Saturday, October 19, 2013

Within a few minutes, Bill came bounding into the lobby of McDonald Funeral Home. His persona filled the room. Despite not seeing each other for 25 years, he greeted me with a warm embrace and showed the same welcome to Cathleen. After introductions, Bill invited us over to his new home a block away. After a short walk down the street, we were sipping iced tea in Bill and Joy's living room.
As you can imagine, we had a lot to talk about! Bill told us that he is still involved in the family business, but that his son Ryan is now running most of the daily operations. Along with those responsibilities, Ryan and his family have now moved into the big old house directly next to the funeral home.
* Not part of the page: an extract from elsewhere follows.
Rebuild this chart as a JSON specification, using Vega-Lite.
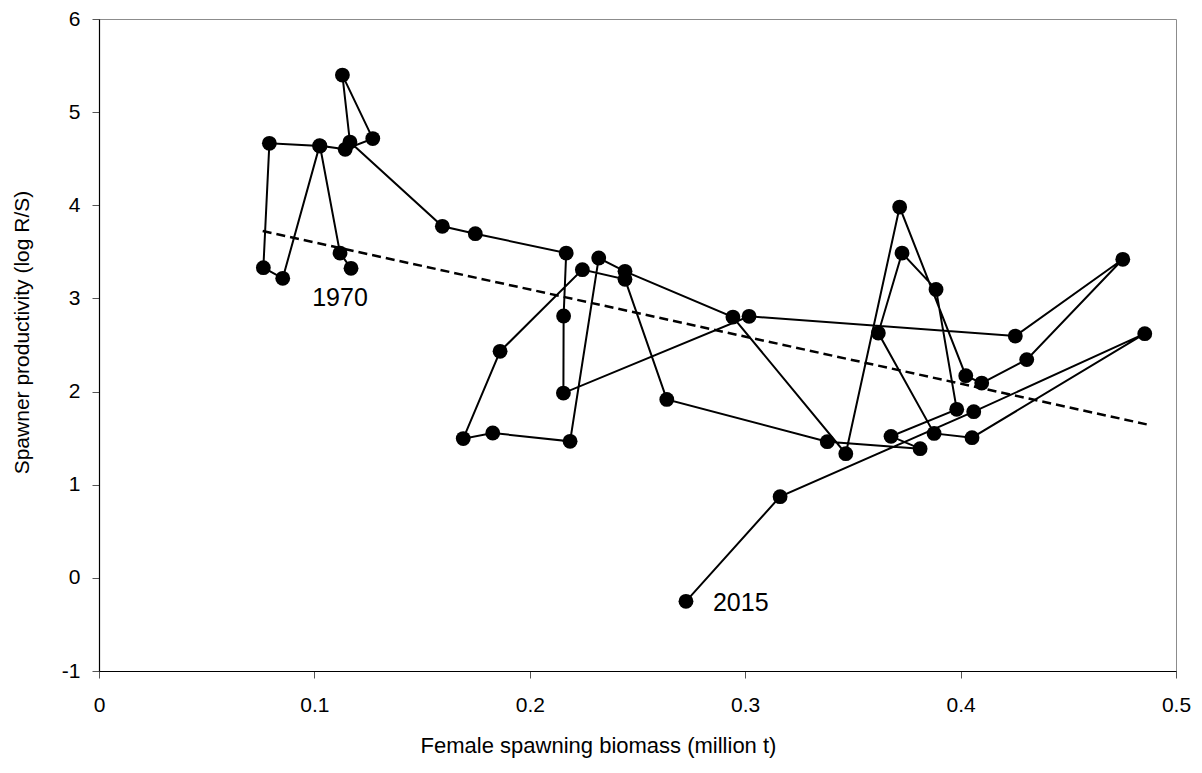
{
  "$schema": "https://vega.github.io/schema/vega-lite/v6.json",
  "width": 1077,
  "height": 652,
  "autosize": {"type": "none"},
  "padding": {"left": 99, "top": 19, "right": 26, "bottom": 102},
  "background": "white",
  "config": {
    "font": "Liberation Sans",
    "view": {"stroke": "#8c8c8c", "strokeWidth": 1}
  },
  "datasets": {
    "series": [
      {"order": 1, "biomass": 0.1170, "productivity": 3.323, "label": "1970"},
      {"order": 2, "biomass": 0.1119, "productivity": 3.487},
      {"order": 3, "biomass": 0.1026, "productivity": 4.636},
      {"order": 4, "biomass": 0.0791, "productivity": 4.665},
      {"order": 5, "biomass": 0.0763, "productivity": 3.330},
      {"order": 6, "biomass": 0.0853, "productivity": 3.216},
      {"order": 7, "biomass": 0.1024, "productivity": 4.640},
      {"order": 8, "biomass": 0.1143, "productivity": 4.601},
      {"order": 9, "biomass": 0.1271, "productivity": 4.716},
      {"order": 10, "biomass": 0.1130, "productivity": 5.398},
      {"order": 11, "biomass": 0.1165, "productivity": 4.679},
      {"order": 12, "biomass": 0.1594, "productivity": 3.774},
      {"order": 13, "biomass": 0.1747, "productivity": 3.695},
      {"order": 14, "biomass": 0.2169, "productivity": 3.487},
      {"order": 15, "biomass": 0.2157, "productivity": 2.811},
      {"order": 16, "biomass": 0.2156, "productivity": 1.984},
      {"order": 17, "biomass": 0.3018, "productivity": 2.808},
      {"order": 18, "biomass": 0.4254, "productivity": 2.596},
      {"order": 19, "biomass": 0.4753, "productivity": 3.420},
      {"order": 20, "biomass": 0.4307, "productivity": 2.343},
      {"order": 21, "biomass": 0.4098, "productivity": 2.091},
      {"order": 22, "biomass": 0.4024, "productivity": 2.171},
      {"order": 23, "biomass": 0.3717, "productivity": 3.981},
      {"order": 24, "biomass": 0.3467, "productivity": 1.333},
      {"order": 25, "biomass": 0.2943, "productivity": 2.800},
      {"order": 26, "biomass": 0.2442, "productivity": 3.291},
      {"order": 27, "biomass": 0.2320, "productivity": 3.434},
      {"order": 28, "biomass": 0.2187, "productivity": 1.466},
      {"order": 29, "biomass": 0.1828, "productivity": 1.555},
      {"order": 30, "biomass": 0.1691, "productivity": 1.495},
      {"order": 31, "biomass": 0.1862, "productivity": 2.432},
      {"order": 32, "biomass": 0.2244, "productivity": 3.309},
      {"order": 33, "biomass": 0.2442, "productivity": 3.205},
      {"order": 34, "biomass": 0.2636, "productivity": 1.916},
      {"order": 35, "biomass": 0.3381, "productivity": 1.462},
      {"order": 36, "biomass": 0.3812, "productivity": 1.387},
      {"order": 37, "biomass": 0.3677, "productivity": 1.519},
      {"order": 38, "biomass": 0.3982, "productivity": 1.809},
      {"order": 39, "biomass": 0.3886, "productivity": 3.097},
      {"order": 40, "biomass": 0.3728, "productivity": 3.487},
      {"order": 41, "biomass": 0.3618, "productivity": 2.628},
      {"order": 42, "biomass": 0.3877, "productivity": 1.551},
      {"order": 43, "biomass": 0.4053, "productivity": 1.505},
      {"order": 44, "biomass": 0.4855, "productivity": 2.622},
      {"order": 45, "biomass": 0.4061, "productivity": 1.784},
      {"order": 46, "biomass": 0.3162, "productivity": 0.872},
      {"order": 47, "biomass": 0.2725, "productivity": -0.252, "label": "2015"}
    ],
    "trend": [
      {"biomass": 0.0760, "productivity": 3.723},
      {"biomass": 0.4864, "productivity": 1.648}
    ]
  },
  "encoding": {
    "x": {
      "field": "biomass",
      "type": "quantitative",
      "scale": {"domain": [0, 0.5], "nice": false, "zero": false},
      "axis": {
        "title": "Female spawning biomass (million t)",
        "values": [0, 0.1, 0.2, 0.3, 0.4, 0.5],
        "labelExpr": "'' + datum.value",
        "labelFlush": false,
        "grid": false,
        "domainColor": "black",
        "domainWidth": 1.2,
        "tickColor": "#555",
        "tickSize": 7,
        "labelFontSize": 21,
        "labelColor": "black",
        "labelPadding": 16,
        "titleFontSize": 22,
        "titleFontWeight": "normal",
        "titleColor": "black",
        "titlePadding": 20,
        "titleX": 499
      }
    },
    "y": {
      "field": "productivity",
      "type": "quantitative",
      "scale": {"domain": [-1, 6], "nice": false, "zero": false},
      "axis": {
        "title": "Spawner productivity (log R/S)",
        "values": [-1, 0, 1, 2, 3, 4, 5, 6],
        "labelExpr": "'' + datum.value",
        "grid": false,
        "domainColor": "black",
        "domainWidth": 1.2,
        "tickColor": "#555",
        "tickSize": 7,
        "labelFontSize": 21,
        "labelColor": "black",
        "labelPadding": 12,
        "titleFontSize": 21,
        "titleFontWeight": "normal",
        "titleColor": "black",
        "titlePadding": 29,
        "titleY": 313
      }
    }
  },
  "layer": [
    {
      "data": {"name": "trend"},
      "mark": {"type": "line", "color": "black", "strokeWidth": 2.5, "strokeDash": [9, 5]},
      "encoding": {}
    },
    {
      "data": {"name": "series"},
      "mark": {"type": "line", "color": "black", "strokeWidth": 2},
      "encoding": {"order": {"field": "order", "type": "quantitative"}}
    },
    {
      "data": {"name": "series"},
      "mark": {"type": "circle", "color": "black", "opacity": 1, "size": 220},
      "encoding": {}
    },
    {
      "data": {"name": "series"},
      "transform": [{"filter": "datum.label == '1970'"}],
      "mark": {"type": "text", "fontSize": 25, "color": "black", "align": "center", "baseline": "middle", "dx": -11, "dy": 30},
      "encoding": {"text": {"field": "label"}}
    },
    {
      "data": {"name": "series"},
      "transform": [{"filter": "datum.label == '2015'"}],
      "mark": {"type": "text", "fontSize": 25, "color": "black", "align": "left", "baseline": "middle", "dx": 27, "dy": 2},
      "encoding": {"text": {"field": "label"}}
    }
  ]
}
Bill and Joy lived there along with Ryan and his siblings when we were walking across America back in 1987. The house was built before the Civil War.
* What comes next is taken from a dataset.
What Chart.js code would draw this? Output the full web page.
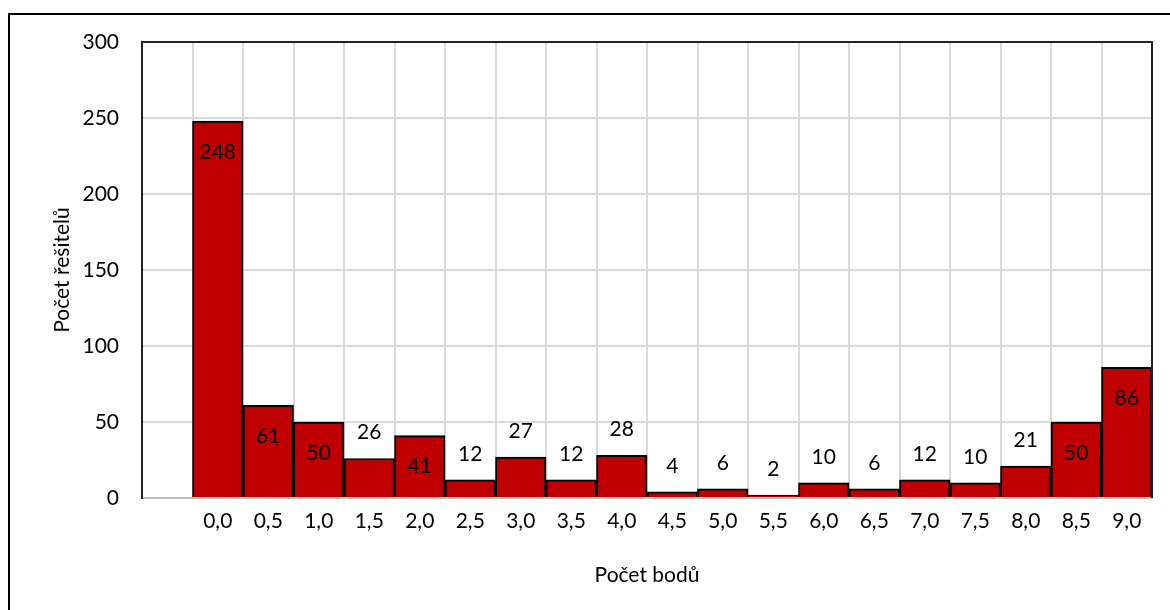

Bill asked us if he could call the local newspaper to let them know that one of the Huffs was back in Centerville. I said, "Sure, I'd love to talk with them." Soon we were all standing on the sidewalk in front of McDonald Funeral Home talking with Bradley A. Martin, the editor of Centerville's Hickman County Times. The newspaper is published every Monday and serves a county of roughly 25,000 people. After a short interview and some photos, Cathleen and I said our farewell's and continued down the road. I really enjoyed catching up with the McDonald's after so many years. Cathleen and I will definitely keep in touch with them.

A few miles past Centerville, we came across the Natchez Trace Parkway. On our original walk, after completely a 4 mile segment, Mom and Dad had driven us a couple miles back in order to explore the historic parkway. The parkway is a beautiful stretch of land with green rolling hills and lush forests. A couple miles down the parkway was a section of the original Indian trail that can be walked on. So Dad and Mom had us all walk about an eighth of a mile on it.

Many times after my Grandparents had left us back in Eastern Arizona, we had benefited from the use of a car, not just for protection, but because it allowed us to see surrounding countryside and historic points of interest. This would not have been possible without the benefit of a car. The Natchez Trace Parkway was one such experience.